• [SOURCE EXCERPT]

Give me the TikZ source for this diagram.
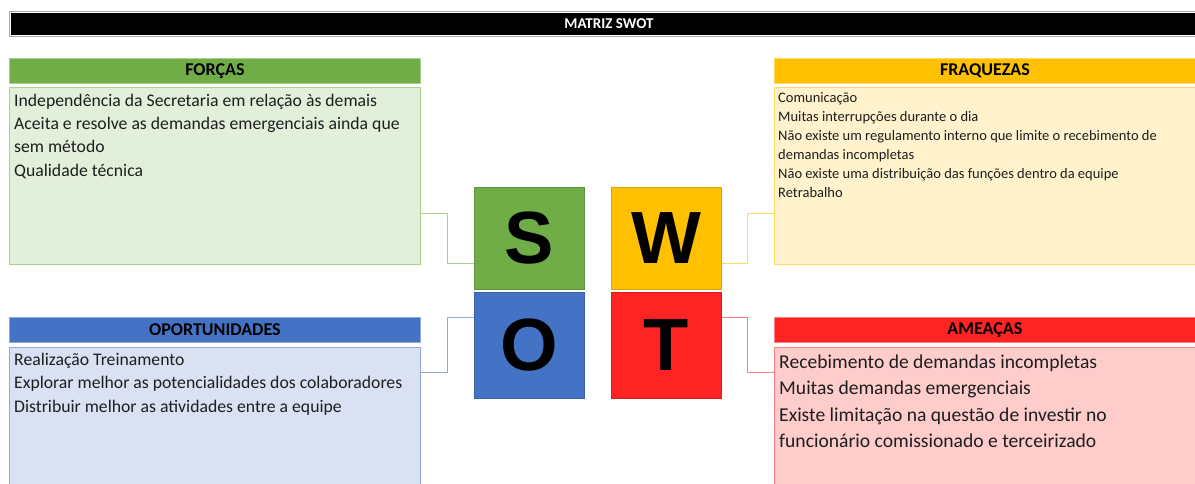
\documentclass[tikz,border=0pt]{standalone}
\usepackage{fontspec}
\setmainfont{Carlito}
\newfontfamily\arialfont{Liberation Sans}
\usetikzlibrary{calc}
\definecolor{gS}{HTML}{70AD47}\definecolor{gL}{HTML}{E2EFDA}\definecolor{gB}{HTML}{A9D08E}
\definecolor{yS}{HTML}{FFC000}\definecolor{yL}{HTML}{FFF2CC}\definecolor{yB}{HTML}{FFD966}
\definecolor{bS}{HTML}{4472C4}\definecolor{bL}{HTML}{D9E1F2}\definecolor{bB}{HTML}{8EA9DB}
\definecolor{rS}{HTML}{FF2323}\definecolor{rL}{HTML}{FFCCCC}\definecolor{rB}{HTML}{FF7C80}
\definecolor{ink}{HTML}{1E1E1E}
\begin{document}
\begin{tikzpicture}[x=1pt,y=-1pt,
  titlebar/.style={draw=gray!70,fill=black,line width=1pt,anchor=north west,inner sep=0pt,
     text=white,font=\fontsize{15}{15}\selectfont\bfseries},
  hdr/.style={anchor=north west,inner sep=0pt,line width=0.8pt,minimum height=25pt,
     font=\fontsize{18}{18}\selectfont\bfseries,text=black},
  bodybox/.style={anchor=north west,inner sep=0pt,line width=0.8pt},
  txt/.style={anchor=base west,inner sep=0pt,align=left,text=ink},
  sq/.style={anchor=north west,inner sep=0pt,line width=0.8pt,minimum width=110pt,
     font=\arialfont\bfseries\fontsize{74}{74}\selectfont,text=black},
  conn/.style={line width=0.9pt}]
\useasboundingbox (0,0) rectangle (1195,483);
\fill[white] (0,0) rectangle (1195,483);
% title
\node[titlebar,minimum width=1199pt,minimum height=25pt] (title) at (9,11) {MATRIZ SWOT};
\draw[white,line width=0.8pt] ($(title.north west)+(1.5,1.5)$) rectangle ($(title.south east)+(-1.5,-1.5)$);
% headers
\node[hdr,fill=gS,draw=gB,minimum width=411pt] (fh) at (9,58) {FORÇAS};
\node[hdr,fill=yS,draw=yB,minimum width=421pt] (wh) at (774,58) {FRAQUEZAS};
\node[hdr,fill=bS,draw=bB,minimum width=411pt] (oh) at (9,317) {OPORTUNIDADES};
\node[hdr,fill=rS,draw=rB,minimum width=421pt] (ah) at (774,317) {AMEAÇAS};
% bodies
\node[bodybox,fill=gL,draw=gB,minimum width=411pt,minimum height=177pt] (fb) at (9,87) {};
\node[bodybox,fill=yL,draw=yB,minimum width=421pt,minimum height=177pt] (wb) at (774,87) {};
\node[bodybox,fill=bL,draw=bB,minimum width=411pt,minimum height=145pt] (ob) at (9,347) {};
\node[bodybox,fill=rL,draw=rB,minimum width=421pt,minimum height=145pt] (ab) at (774,347) {};
% texts (anchor base = baseline of the last line)
\node[txt,font=\fontsize{17.7}{23.3}\selectfont] (ft) at (14,176)
 {Independência da Secretaria em relação às demais\\Aceita e resolve as demandas emergenciais ainda que\\sem método\\Qualidade técnica};
\node[txt,font=\fontsize{14.5}{19}\selectfont] (wt) at (778,197)
 {Comunicação\\Muitas interrupções durante o dia\\Não existe um regulamento interno que limite o recebimento de\\demandas incompletas\\Não existe uma distribuição das funções dentro da equipe\\Retrabalho};
\node[txt,font=\fontsize{17.7}{23.5}\selectfont] (ot) at (14,412)
 {Realização Treinamento\\Explorar melhor as potencialidades dos colaboradores\\Distribuir melhor as atividades entre a equipe};
\node[txt,font=\fontsize{19.6}{26.5}\selectfont] (at) at (779,447.5)
 {Recebimento de demandas incompletas\\Muitas demandas emergenciais\\Existe limitação na questão de investir no\\funcionário comissionado e terceirizado};
% squares
\node[sq,fill=gS,draw=gS!85!black,minimum height=102pt] (S) at (474,187) {S};
\node[sq,fill=yS,draw=yS!85!black,minimum height=102pt] (W) at (611,187) {W};
\node[sq,fill=bS,draw=bS!85!black,minimum height=106pt] (O) at (474,292) {O};
\node[sq,fill=rS,draw=rS!85!black,minimum height=106pt] (T) at (611,292) {T};
% connectors
\draw[conn,draw=gB] ($(fb.north east)+(0,126)$) -| ($(S.south west)+(-27,-26)$) -- ($(S.south west)+(0,-26)$);
\draw[conn,draw=yB] ($(W.south east)+(0,-26)$) -| ($(wb.north west)+(-27,126)$) -- ($(wb.north west)+(0,126)$);
\draw[conn,draw=bB] ($(ob.north east)+(0,25)$) -| ($(O.north west)+(-27,25)$) -- ($(O.north west)+(0,25)$);
\draw[conn,draw=rB] ($(T.north east)+(0,25)$) -| ($(ab.north west)+(-27,25)$) -- ($(ab.north west)+(0,25)$);
\end{tikzpicture}
\end{document}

• [WHAT IS BEING ASKED]
Reproduce the whole listing above word for word, but not its pictures.

• [FULL SOLUTION]
Give me the TikZ source for this diagram.
\documentclass[tikz,border=0pt]{standalone}
\usepackage{fontspec}
\setmainfont{Carlito}
\newfontfamily\arialfont{Liberation Sans}
\usetikzlibrary{calc}
\definecolor{gS}{HTML}{70AD47}\definecolor{gL}{HTML}{E2EFDA}\definecolor{gB}{HTML}{A9D08E}
\definecolor{yS}{HTML}{FFC000}\definecolor{yL}{HTML}{FFF2CC}\definecolor{yB}{HTML}{FFD966}
\definecolor{bS}{HTML}{4472C4}\definecolor{bL}{HTML}{D9E1F2}\definecolor{bB}{HTML}{8EA9DB}
\definecolor{rS}{HTML}{FF2323}\definecolor{rL}{HTML}{FFCCCC}\definecolor{rB}{HTML}{FF7C80}
\definecolor{ink}{HTML}{1E1E1E}
\begin{document}
\begin{tikzpicture}[x=1pt,y=-1pt,
  titlebar/.style={draw=gray!70,fill=black,line width=1pt,anchor=north west,inner sep=0pt,
     text=white,font=\fontsize{15}{15}\selectfont\bfseries},
  hdr/.style={anchor=north west,inner sep=0pt,line width=0.8pt,minimum height=25pt,
     font=\fontsize{18}{18}\selectfont\bfseries,text=black},
  bodybox/.style={anchor=north west,inner sep=0pt,line width=0.8pt},
  txt/.style={anchor=base west,inner sep=0pt,align=left,text=ink},
  sq/.style={anchor=north west,inner sep=0pt,line width=0.8pt,minimum width=110pt,
     font=\arialfont\bfseries\fontsize{74}{74}\selectfont,text=black},
  conn/.style={line width=0.9pt}]
\useasboundingbox (0,0) rectangle (1195,483);
\fill[white] (0,0) rectangle (1195,483);
% title
\node[titlebar,minimum width=1199pt,minimum height=25pt] (title) at (9,11) {MATRIZ SWOT};
\draw[white,line width=0.8pt] ($(title.north west)+(1.5,1.5)$) rectangle ($(title.south east)+(-1.5,-1.5)$);
% headers
\node[hdr,fill=gS,draw=gB,minimum width=411pt] (fh) at (9,58) {FORÇAS};
\node[hdr,fill=yS,draw=yB,minimum width=421pt] (wh) at (774,58) {FRAQUEZAS};
\node[hdr,fill=bS,draw=bB,minimum width=411pt] (oh) at (9,317) {OPORTUNIDADES};
\node[hdr,fill=rS,draw=rB,minimum width=421pt] (ah) at (774,317) {AMEAÇAS};
% bodies
\node[bodybox,fill=gL,draw=gB,minimum width=411pt,minimum height=177pt] (fb) at (9,87) {};
\node[bodybox,fill=yL,draw=yB,minimum width=421pt,minimum height=177pt] (wb) at (774,87) {};
\node[bodybox,fill=bL,draw=bB,minimum width=411pt,minimum height=145pt] (ob) at (9,347) {};
\node[bodybox,fill=rL,draw=rB,minimum width=421pt,minimum height=145pt] (ab) at (774,347) {};
% texts (anchor base = baseline of the last line)
\node[txt,font=\fontsize{17.7}{23.3}\selectfont] (ft) at (14,176)
 {Independência da Secretaria em relação às demais\\Aceita e resolve as demandas emergenciais ainda que\\sem método\\Qualidade técnica};
\node[txt,font=\fontsize{14.5}{19}\selectfont] (wt) at (778,197)
 {Comunicação\\Muitas interrupções durante o dia\\Não existe um regulamento interno que limite o recebimento de\\demandas incompletas\\Não existe uma distribuição das funções dentro da equipe\\Retrabalho};
\node[txt,font=\fontsize{17.7}{23.5}\selectfont] (ot) at (14,412)
 {Realização Treinamento\\Explorar melhor as potencialidades dos colaboradores\\Distribuir melhor as atividades entre a equipe};
\node[txt,font=\fontsize{19.6}{26.5}\selectfont] (at) at (779,447.5)
 {Recebimento de demandas incompletas\\Muitas demandas emergenciais\\Existe limitação na questão de investir no\\funcionário comissionado e terceirizado};
% squares
\node[sq,fill=gS,draw=gS!85!black,minimum height=102pt] (S) at (474,187) {S};
\node[sq,fill=yS,draw=yS!85!black,minimum height=102pt] (W) at (611,187) {W};
\node[sq,fill=bS,draw=bS!85!black,minimum height=106pt] (O) at (474,292) {O};
\node[sq,fill=rS,draw=rS!85!black,minimum height=106pt] (T) at (611,292) {T};
% connectors
\draw[conn,draw=gB] ($(fb.north east)+(0,126)$) -| ($(S.south west)+(-27,-26)$) -- ($(S.south west)+(0,-26)$);
\draw[conn,draw=yB] ($(W.south east)+(0,-26)$) -| ($(wb.north west)+(-27,126)$) -- ($(wb.north west)+(0,126)$);
\draw[conn,draw=bB] ($(ob.north east)+(0,25)$) -| ($(O.north west)+(-27,25)$) -- ($(O.north west)+(0,25)$);
\draw[conn,draw=rB] ($(T.north east)+(0,25)$) -| ($(ab.north west)+(-27,25)$) -- ($(ab.north west)+(0,25)$);
\end{tikzpicture}
\end{document}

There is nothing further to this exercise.